▸ **Aim**: Copy nothing but the text: reproduce each line of the listing exactly and leave the pictures out.

▸ **Material to process**:
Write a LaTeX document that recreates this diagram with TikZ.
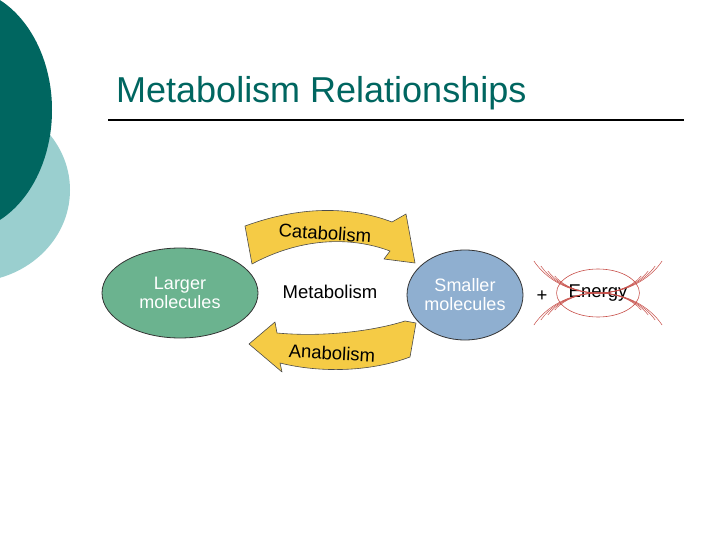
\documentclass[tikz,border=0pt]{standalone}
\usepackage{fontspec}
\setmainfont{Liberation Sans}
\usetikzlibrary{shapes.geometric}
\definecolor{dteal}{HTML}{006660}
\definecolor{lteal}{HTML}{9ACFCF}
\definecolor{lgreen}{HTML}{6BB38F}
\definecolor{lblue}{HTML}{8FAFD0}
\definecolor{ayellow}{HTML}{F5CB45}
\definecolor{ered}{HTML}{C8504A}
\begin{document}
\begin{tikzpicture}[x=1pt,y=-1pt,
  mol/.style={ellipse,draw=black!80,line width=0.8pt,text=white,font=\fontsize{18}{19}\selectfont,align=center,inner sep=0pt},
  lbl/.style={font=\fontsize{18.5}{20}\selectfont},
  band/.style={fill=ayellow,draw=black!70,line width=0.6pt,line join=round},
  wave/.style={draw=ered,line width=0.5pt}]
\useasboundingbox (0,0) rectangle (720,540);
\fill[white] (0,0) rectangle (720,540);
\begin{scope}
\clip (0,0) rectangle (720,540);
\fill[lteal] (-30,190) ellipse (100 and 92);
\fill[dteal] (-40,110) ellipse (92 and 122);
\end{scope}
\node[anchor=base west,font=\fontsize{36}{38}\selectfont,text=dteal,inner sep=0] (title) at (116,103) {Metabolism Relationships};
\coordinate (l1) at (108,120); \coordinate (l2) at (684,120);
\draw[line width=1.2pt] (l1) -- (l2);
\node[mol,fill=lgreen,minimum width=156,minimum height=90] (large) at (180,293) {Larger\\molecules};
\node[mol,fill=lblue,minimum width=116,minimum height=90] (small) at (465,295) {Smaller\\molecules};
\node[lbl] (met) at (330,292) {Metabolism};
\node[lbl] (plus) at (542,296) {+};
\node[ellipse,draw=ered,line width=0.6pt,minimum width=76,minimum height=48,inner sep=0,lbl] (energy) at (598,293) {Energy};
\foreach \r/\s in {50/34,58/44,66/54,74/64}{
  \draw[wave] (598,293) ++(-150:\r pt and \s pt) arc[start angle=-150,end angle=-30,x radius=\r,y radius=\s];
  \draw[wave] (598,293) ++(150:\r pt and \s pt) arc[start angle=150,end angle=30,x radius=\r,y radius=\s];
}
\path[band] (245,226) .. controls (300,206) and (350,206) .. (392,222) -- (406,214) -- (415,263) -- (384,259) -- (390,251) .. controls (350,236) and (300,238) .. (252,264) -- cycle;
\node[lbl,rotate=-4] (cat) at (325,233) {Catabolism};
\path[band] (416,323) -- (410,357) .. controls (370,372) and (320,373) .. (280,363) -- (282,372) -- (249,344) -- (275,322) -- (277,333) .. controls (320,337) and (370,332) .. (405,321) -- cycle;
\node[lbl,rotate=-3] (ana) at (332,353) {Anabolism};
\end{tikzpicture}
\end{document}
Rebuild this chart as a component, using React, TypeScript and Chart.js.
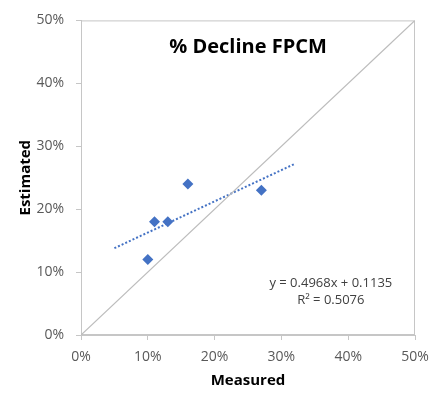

▸ **Task result**:
Write a LaTeX document that recreates this diagram with TikZ.
\documentclass[tikz,border=0pt]{standalone}
\usepackage{fontspec}
\setmainfont{Liberation Sans}
\usetikzlibrary{shapes.geometric}
\definecolor{dteal}{HTML}{006660}
\definecolor{lteal}{HTML}{9ACFCF}
\definecolor{lgreen}{HTML}{6BB38F}
\definecolor{lblue}{HTML}{8FAFD0}
\definecolor{ayellow}{HTML}{F5CB45}
\definecolor{ered}{HTML}{C8504A}
\begin{document}
\begin{tikzpicture}[x=1pt,y=-1pt,
  mol/.style={ellipse,draw=black!80,line width=0.8pt,text=white,font=\fontsize{18}{19}\selectfont,align=center,inner sep=0pt},
  lbl/.style={font=\fontsize{18.5}{20}\selectfont},
  band/.style={fill=ayellow,draw=black!70,line width=0.6pt,line join=round},
  wave/.style={draw=ered,line width=0.5pt}]
\useasboundingbox (0,0) rectangle (720,540);
\fill[white] (0,0) rectangle (720,540);
\begin{scope}
\clip (0,0) rectangle (720,540);
\fill[lteal] (-30,190) ellipse (100 and 92);
\fill[dteal] (-40,110) ellipse (92 and 122);
\end{scope}
\node[anchor=base west,font=\fontsize{36}{38}\selectfont,text=dteal,inner sep=0] (title) at (116,103) {Metabolism Relationships};
\coordinate (l1) at (108,120); \coordinate (l2) at (684,120);
\draw[line width=1.2pt] (l1) -- (l2);
\node[mol,fill=lgreen,minimum width=156,minimum height=90] (large) at (180,293) {Larger\\molecules};
\node[mol,fill=lblue,minimum width=116,minimum height=90] (small) at (465,295) {Smaller\\molecules};
\node[lbl] (met) at (330,292) {Metabolism};
\node[lbl] (plus) at (542,296) {+};
\node[ellipse,draw=ered,line width=0.6pt,minimum width=76,minimum height=48,inner sep=0,lbl] (energy) at (598,293) {Energy};
\foreach \r/\s in {50/34,58/44,66/54,74/64}{
  \draw[wave] (598,293) ++(-150:\r pt and \s pt) arc[start angle=-150,end angle=-30,x radius=\r,y radius=\s];
  \draw[wave] (598,293) ++(150:\r pt and \s pt) arc[start angle=150,end angle=30,x radius=\r,y radius=\s];
}
\path[band] (245,226) .. controls (300,206) and (350,206) .. (392,222) -- (406,214) -- (415,263) -- (384,259) -- (390,251) .. controls (350,236) and (300,238) .. (252,264) -- cycle;
\node[lbl,rotate=-4] (cat) at (325,233) {Catabolism};
\path[band] (416,323) -- (410,357) .. controls (370,372) and (320,373) .. (280,363) -- (282,372) -- (249,344) -- (275,322) -- (277,333) .. controls (320,337) and (370,332) .. (405,321) -- cycle;
\node[lbl,rotate=-3] (ana) at (332,353) {Anabolism};
\end{tikzpicture}
\end{document}
Rebuild this chart as a component, using React, TypeScript and Chart.js.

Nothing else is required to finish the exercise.